» Required work:
Under this line sits a listing. Repeat exactly and only its lines from the one holding "Clone this chart" through the one holding "const barTop = 417;"; skip pictures.

» Dataset excerpts:
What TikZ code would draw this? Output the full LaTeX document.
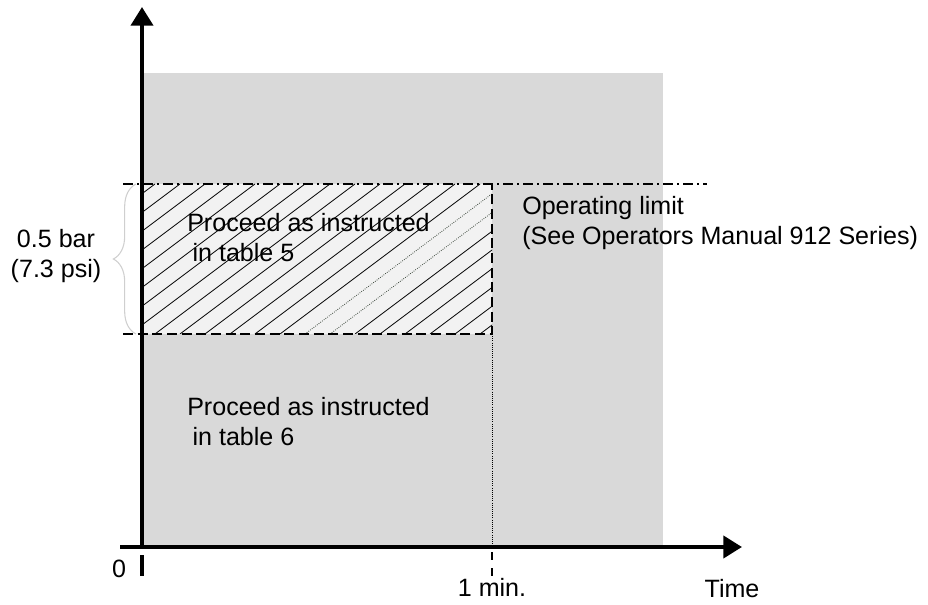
\documentclass[tikz,border=0pt]{standalone}
\usepackage{fontspec}
\setmainfont{Liberation Sans}
\usepackage{tikz}
\usetikzlibrary{
	arrows.meta,
	decorations.pathreplacing,
	positioning
}
\definecolor{chartgrey}{HTML}{D9D9D9}
\definecolor{hatchfill}{HTML}{F2F2F2}
\definecolor{bracegrey}{HTML}{CFCFCF}
\definecolor{dotgrey}{HTML}{3A463A}
\tikzstyle{every picture}+=[>={Triangle[length=14pt,width=16.5pt]}]

\begin{document}
\begin{tikzpicture}[x=0.75pt, y=-0.75pt]
	\useasboundingbox (0,0) rectangle (928,605);

	\newcommand\AxisX{142}
	\newcommand\AxisY{547}
	\newcommand\LimitTop{184}
	\newcommand\LimitBottom{334}
	\newcommand\OneMin{492}
	\begin{scope}[
			axis/.style={->, line width=3pt},
			limit/.style={line width=1.6pt, dash pattern=on 7.5pt off 3.5pt},
			limitdd/.style={line width=1.4pt, dash pattern=on 7.5pt off 3pt on 1.5pt off 3pt},
			hatch/.style={line width=0.6pt},
			txt/.style={font=\fontsize{18.8}{22.5}\selectfont, inner sep=0pt, align=left}
			]
		% grey area and the hatched band
		\fill[chartgrey] (\AxisX,73) rectangle (663,\AxisY);
		\fill[hatchfill] (\AxisX,\LimitTop) rectangle (\OneMin,\LimitBottom);
		\begin{scope}
			\clip (\AxisX,\LimitTop) rectangle (\OneMin,\LimitBottom);
			\foreach \x in {-70,-45,...,280,355,380,...,480} {
				\draw[hatch] (\x,\LimitBottom) -- ++(200,-150);
			}
			\foreach \x in {305,330} {
				\draw[dotgrey, line width=0.6pt, densely dotted] (\x,\LimitBottom) -- ++(200,-150);
			}
		\end{scope}

		% limits
		\draw[limitdd] (123,\LimitTop) -- (707,\LimitTop);
		\draw[limit] (123,\LimitBottom) -- (\OneMin,\LimitBottom) -- (\OneMin,\LimitTop);
		\draw[line width=0.6pt, densely dotted] (\OneMin,\LimitBottom) -- (\OneMin,\AxisY);

		% axes
		\coordinate (ytip) at (\AxisX,7);
		\coordinate (xstart) at (120,\AxisY);
		\coordinate (xtip) at (742,\AxisY);
		\draw[axis] (\AxisX,\AxisY) -- (ytip);
		\draw[axis] (xstart) -- (xtip);
		\draw[line width=3pt] (\AxisX,555) -- (\AxisX,576);
		\draw[line width=1.5pt, dash pattern=on 6pt off 6pt] (\OneMin,552) -- (\OneMin,577);

		\draw[bracegrey, line width=0.8pt, decorate, decoration={brace, amplitude=17pt}]
			(136,\LimitBottom) -- (136,\LimitTop);

		% labels (base = baseline of the last line)
		\node[txt, align=center, anchor=base] (bar) at (56,278) {0.5 bar\\(7.3 psi)};
		\node[txt, anchor=base west] (table5) at (187,262) {Proceed as instructed\\\hspace*{4pt}in table 5};
		\node[txt, anchor=base west] (oplimit) at (522,245) {Operating limit\\(See Operators Manual 912 Series)};
		\node[txt, anchor=base west] (table6) at (187,446) {Proceed as instructed\\\hspace*{4pt}in table 6};
		\node[txt, anchor=base] (zero) at (119,577) {0};
		\node[txt, anchor=base] (onemin) at (\OneMin,596) {1 min.};
		\node[txt, anchor=base] (time) at (732,597) {Time};
	\end{scope}

\end{tikzpicture}
\end{document}
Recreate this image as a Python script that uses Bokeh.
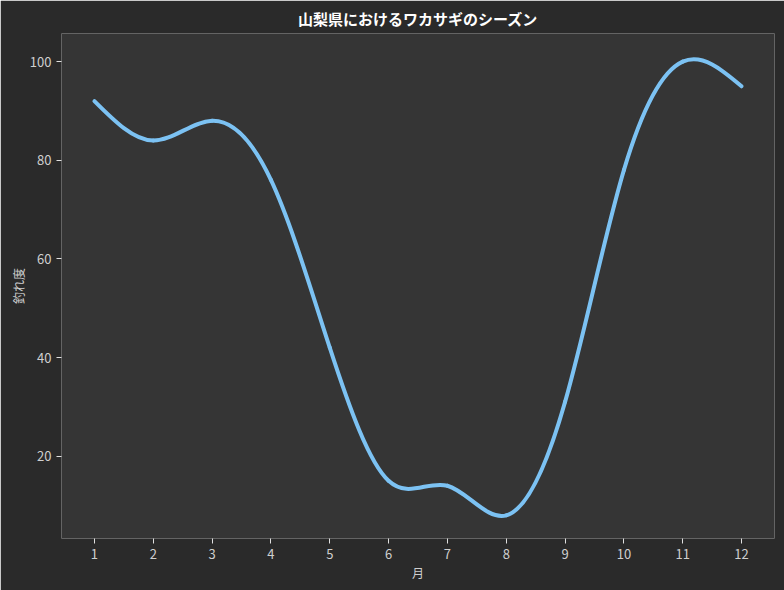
import numpy as np
from bokeh.plotting import figure
from bokeh.models import Range1d, FixedTicker, ColumnDataSource
from bokeh.embed import file_html
from bokeh.resources import INLINE

# ---- data ----
months = [1, 2, 3, 4, 5, 6, 7, 8, 9, 10, 11, 12]
values = [92, 84, 88, 76, 42, 15, 14, 8, 31, 78, 100, 95]
x_ticks = [1, 2, 3, 4, 5, 6, 7, 8, 9, 10, 11, 12]
y_ticks = [20, 40, 60, 80, 100]
title_text = "山梨県におけるワカサギのシーズン"
x_label = "月"
y_label = "釣れ度"

# ---- smooth curve (natural cubic spline through the data, drawn as Bezier segments) ----
x = np.array(months, dtype=float)
y = np.array(values, dtype=float)
n = len(x)
h = np.diff(x)
A = np.zeros((n, n))
b = np.zeros(n)
for i in range(1, n - 1):
    A[i, i - 1] = h[i - 1]
    A[i, i] = 2 * (h[i - 1] + h[i])
    A[i, i + 1] = h[i]
    b[i] = 6 * ((y[i + 1] - y[i]) / h[i] - (y[i] - y[i - 1]) / h[i - 1])
A[0, 0] = 1.0
A[n - 1, n - 1] = 1.0
M = np.linalg.solve(A, b)
slopes = np.zeros(n)
for i in range(n - 1):
    slopes[i] = (y[i + 1] - y[i]) / h[i] - h[i] * (2 * M[i] + M[i + 1]) / 6
slopes[n - 1] = (y[n - 1] - y[n - 2]) / h[n - 2] + h[n - 2] * (M[n - 2] + 2 * M[n - 1]) / 6

seg = ColumnDataSource(dict(
    x0=x[:-1], y0=y[:-1], x1=x[1:], y1=y[1:],
    cx0=x[:-1] + h / 3, cy0=y[:-1] + slopes[:-1] * h / 3,
    cx1=x[1:] - h / 3, cy1=y[1:] - slopes[1:] * h / 3,
))

FONT = "Noto Sans CJK JP"
OUTER = "#2a2a2a"
INNER = "#353535"
TXT = "#cfcfcf"

p = figure(width=784, height=590, output_backend="svg", toolbar_location=None,
           x_range=Range1d(0.44, 12.56), y_range=Range1d(3.3, 105.7),
           min_border_left=61, min_border_right=10, min_border_top=32, min_border_bottom=52)
p.background_fill_color = INNER
p.border_fill_color = OUTER
p.outline_line_color = None
p.grid.visible = False

p.title.text = title_text
p.title.align = "center"
p.title.text_color = "#ffffff"
p.title.text_font = FONT
p.title.text_font_style = "bold"
p.title.text_font_size = "15px"

p.bezier(x0="x0", y0="y0", x1="x1", y1="y1", cx0="cx0", cy0="cy0", cx1="cx1", cy1="cy1",
         source=seg, line_color="#7cc2f3", line_width=4, line_cap="round")

for ax in (p.xaxis[0], p.yaxis[0]):
    ax.axis_line_color = None
    ax.major_tick_line_color = "#e0e0e0"
    ax.major_tick_out = 5
    ax.major_tick_in = 0
    ax.minor_tick_line_color = None
    ax.major_label_text_color = TXT
    ax.major_label_text_font = FONT
    ax.major_label_text_font_size = "13px"
    ax.axis_label_text_color = TXT
    ax.axis_label_text_font = FONT
    ax.axis_label_text_font_size = "12px"
    ax.axis_label_text_font_style = "normal"
    ax.major_label_standoff = 5

p.yaxis.axis_label_standoff = 0
p.xaxis.axis_label_standoff = 2
p.xaxis.ticker = FixedTicker(ticks=x_ticks)
p.yaxis.ticker = FixedTicker(ticks=y_ticks)
p.xaxis.axis_label = x_label
p.yaxis.axis_label = y_label

html = file_html(p, INLINE)
html = html.replace("<body>", '<body style="background:%s">' % OUTER, 1)
open("out.html", "w").write(html)
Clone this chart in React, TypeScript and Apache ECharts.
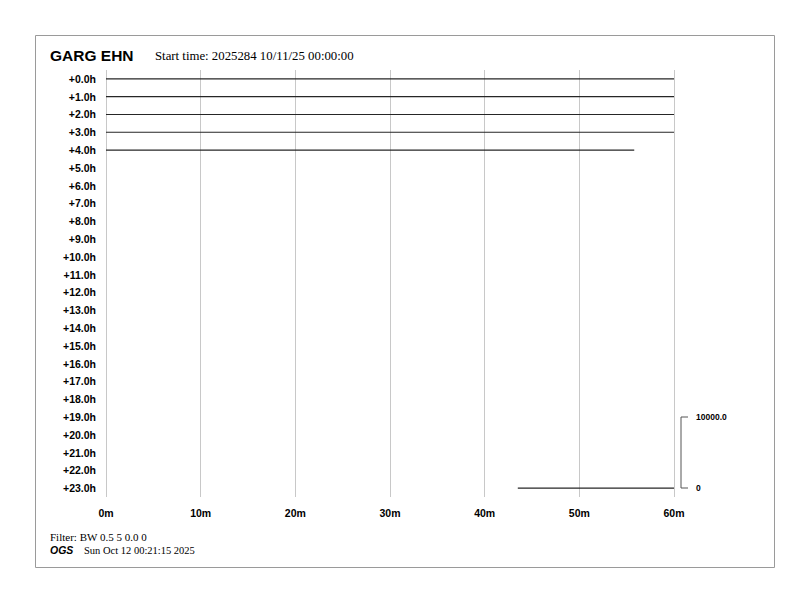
import React, { useEffect, useRef } from "react";
import * as echarts from "echarts";

// Hour offsets shown down the left side, one per helicorder row
const hourLabels = [
  "+0.0h", "+1.0h", "+2.0h", "+3.0h", "+4.0h", "+5.0h", "+6.0h", "+7.0h",
  "+8.0h", "+9.0h", "+10.0h", "+11.0h", "+12.0h", "+13.0h", "+14.0h", "+15.0h",
  "+16.0h", "+17.0h", "+18.0h", "+19.0h", "+20.0h", "+21.0h", "+22.0h", "+23.0h",
];

// Minute ticks along the bottom
const minuteTicks = [0, 10, 20, 30, 40, 50, 60];

// Trace segments: row index, start minute, end minute
const traceRows = [0, 1, 2, 3, 4, 23];
const traceStartMin = [0, 0, 0, 0, 0, 43.5];
const traceEndMin = [60, 60, 60, 60, 55.8, 60];

// Amplitude scale bar values
const scaleValues = [0, 10000.0];

const SANS = "'Liberation Sans', Arial, Helvetica, sans-serif";
const SERIF = "'Liberation Serif', 'Times New Roman', serif";

export default function App() {
  const ref = useRef<HTMLDivElement>(null);

  useEffect(() => {
    if (!ref.current) return;
    const chart = echarts.init(ref.current, null, { renderer: "svg" });

    const series = traceRows.map((row, i) => ({
      type: "line" as const,
      data: [
        [traceStartMin[i], hourLabels[row]],
        [traceEndMin[i], hourLabels[row]],
      ],
      symbol: "none",
      lineStyle: { color: "#262626", width: 1.2 },
      silent: true,
    }));

    // scale bar geometry (pixels) next to the last row
    const barX = 681;
    const barBottom = 488;
    const barTop = 417;

    chart.setOption({
      animation: false,
      backgroundColor: "#ffffff",
      grid: { left: 106, right: 118, top: 70, bottom: 115 },
      xAxis: {
        type: "value",
        min: minuteTicks[0],
        max: minuteTicks[minuteTicks.length - 1],
        interval: 10,
        axisLine: { show: false },
        axisTick: { show: false },
        splitLine: { show: true, lineStyle: { color: "#c8c8c8", width: 1 } },
        axisLabel: {
          margin: 10,
          fontFamily: SANS,
          fontWeight: "bold",
          fontSize: 10.5,
          color: "#000",
          formatter: (v: number) => `${v}m`,
        },
      },
      yAxis: {
        type: "category",
        data: hourLabels,
        inverse: true,
        boundaryGap: true,
        axisLine: { show: false },
        axisTick: { show: false },
        splitLine: { show: false },
        axisLabel: {
          margin: 10,
          fontFamily: SANS,
          fontWeight: "bold",
          fontSize: 10.5,
          color: "#000",
        },
      },
      series,
      graphic: [
        {
          type: "rect",
          shape: { x: 35.5, y: 35.5, width: 739, height: 532 },
          style: { fill: "none", stroke: "#9a9a9a", lineWidth: 1 },
          silent: true,
        },
        {
          type: "text",
          x: 50,
          y: 55,
          style: {
            text: "GARG EHN",
            font: `bold 15.5px ${SANS}`,
            fill: "#000",
            verticalAlign: "middle",
          },
        },
        {
          type: "text",
          x: 155,
          y: 56,
          style: {
            text: "Start time: 2025284 10/11/25 00:00:00",
            font: `12.8px ${SERIF}`,
            fill: "#000",
            verticalAlign: "middle",
          },
        },
        // amplitude scale bar
        {
          type: "line",
          shape: { x1: barX, y1: barTop, x2: barX, y2: barBottom },
          style: { stroke: "#555", lineWidth: 1 },
        },
        {
          type: "line",
          shape: { x1: barX, y1: barTop, x2: barX + 7, y2: barTop },
          style: { stroke: "#555", lineWidth: 1 },
        },
        {
          type: "line",
          shape: { x1: barX, y1: barBottom, x2: barX + 7, y2: barBottom },
          style: { stroke: "#555", lineWidth: 1 },
        },
        {
          type: "text",
          x: 696,
          y: barTop,
          style: {
            text: scaleValues[1].toFixed(1),
            font: `bold 8.5px ${SANS}`,
            fill: "#000",
            verticalAlign: "middle",
          },
        },
        {
          type: "text",
          x: 696,
          y: barBottom,
          style: {
            text: String(scaleValues[0]),
            font: `bold 8.5px ${SANS}`,
            fill: "#000",
            verticalAlign: "middle",
          },
        },
        // footer
        {
          type: "text",
          x: 50,
          y: 537,
          style: {
            text: "Filter: BW 0.5 5 0.0 0",
            font: `11px ${SERIF}`,
            fill: "#000",
            verticalAlign: "middle",
          },
        },
        {
          type: "text",
          x: 50,
          y: 550,
          style: {
            text: "OGS",
            font: `italic bold 10.5px ${SANS}`,
            fill: "#000",
            verticalAlign: "middle",
          },
        },
        {
          type: "text",
          x: 84,
          y: 550,
          style: {
            text: "Sun Oct 12 00:21:15 2025",
            font: `10.5px ${SERIF}`,
            fill: "#000",
            verticalAlign: "middle",
          },
        },
      ],
    });

    return () => chart.dispose();
  }, []);

  return (
    <div
      ref={ref}
      style={{ position: "absolute", left: 0, top: 0, width: 792, height: 612 }}
    />
  );
}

» Answer to this exercise:
Clone this chart in React, TypeScript and Apache ECharts.
import React, { useEffect, useRef } from "react";
import * as echarts from "echarts";

// Hour offsets shown down the left side, one per helicorder row
const hourLabels = [
  "+0.0h", "+1.0h", "+2.0h", "+3.0h", "+4.0h", "+5.0h", "+6.0h", "+7.0h",
  "+8.0h", "+9.0h", "+10.0h", "+11.0h", "+12.0h", "+13.0h", "+14.0h", "+15.0h",
  "+16.0h", "+17.0h", "+18.0h", "+19.0h", "+20.0h", "+21.0h", "+22.0h", "+23.0h",
];

// Minute ticks along the bottom
const minuteTicks = [0, 10, 20, 30, 40, 50, 60];

// Trace segments: row index, start minute, end minute
const traceRows = [0, 1, 2, 3, 4, 23];
const traceStartMin = [0, 0, 0, 0, 0, 43.5];
const traceEndMin = [60, 60, 60, 60, 55.8, 60];

// Amplitude scale bar values
const scaleValues = [0, 10000.0];

const SANS = "'Liberation Sans', Arial, Helvetica, sans-serif";
const SERIF = "'Liberation Serif', 'Times New Roman', serif";

export default function App() {
  const ref = useRef<HTMLDivElement>(null);

  useEffect(() => {
    if (!ref.current) return;
    const chart = echarts.init(ref.current, null, { renderer: "svg" });

    const series = traceRows.map((row, i) => ({
      type: "line" as const,
      data: [
        [traceStartMin[i], hourLabels[row]],
        [traceEndMin[i], hourLabels[row]],
      ],
      symbol: "none",
      lineStyle: { color: "#262626", width: 1.2 },
      silent: true,
    }));

    // scale bar geometry (pixels) next to the last row
    const barX = 681;
    const barBottom = 488;
    const barTop = 417;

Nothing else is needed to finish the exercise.